1. I'm not a kid person. All my plants are dead. I'm not planning on parenting. I hold off on pets because I'm one of the most selfish people in existence. Children = howler monkeys.
2. There's a whole lot of kids up in the Wal-Mart. Most of them are good enough. It's the parents who ought to be shot and hanged.
3. When one wanders up to the Service Desk, disheveled, crying and face covered with a mix of candy bar and nose leakage, saying that "I lost my brother," ... I'm not unfeeling. I'm just not quite equipped to handle the situation.
4. Me to him: "OK. Where's your brother? Is he in the store? How old is he?"
5. "He's 12. We was in the toys and he went off to find our mother." What great fantastic parenting going on here.
6. Me: "What's your mother's name? We'll call her. You want to sit down right there? I'm sure she'll be here in just a minute."
7. He give me the brother's name and the mother's name.
8. Some bratty punks getting a check cashed melted at the sight of the little ragamuffin and were crowded around him, asking him for high-fives and telling him he was a good boy and asking him all sorts of questions to get the stormclouds off his face.

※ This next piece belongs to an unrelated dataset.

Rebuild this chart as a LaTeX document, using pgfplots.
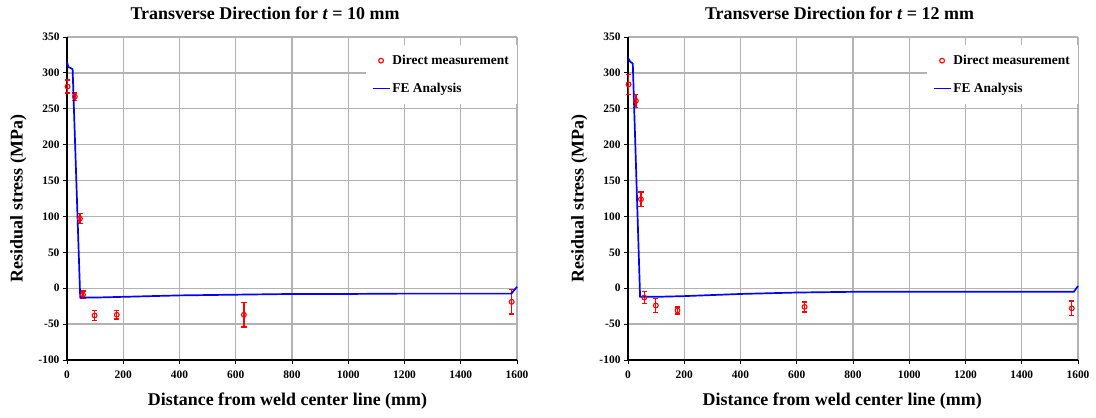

9. I'm just not good with children.
10. We wait. The punks sit down next to the kid and tell him he's being really brave, ask him how old he is and more questions. He's clearly upset about not finding the brother and they're doing their best to keep his chin up.
11. We wait some more.
12. I'm getting alarmed at this point. Where is the other kid? Where's the mother?
13. Just as I pick up the phone to call a manager and start the process for a CODE ADAM and to have the police called because this kid is obviously not supervised, the older brother walks by.
14. The older brother is unrepentant and pissed off at the little kid. "Where have you been? We've been waiting in the car. Mom's ready to go. C'mon."
15. Like I said. Great parenting going on here. I guess she expected the kids to walk across a parking lot by themselves and dodge traffic like some sort of Wal-Mart version of "Frogger."
16. I remain grateful to the formerly bratty punks who had been acting up for helping me out with the kid. Maternal and paternal instincts pop up in the strangest places.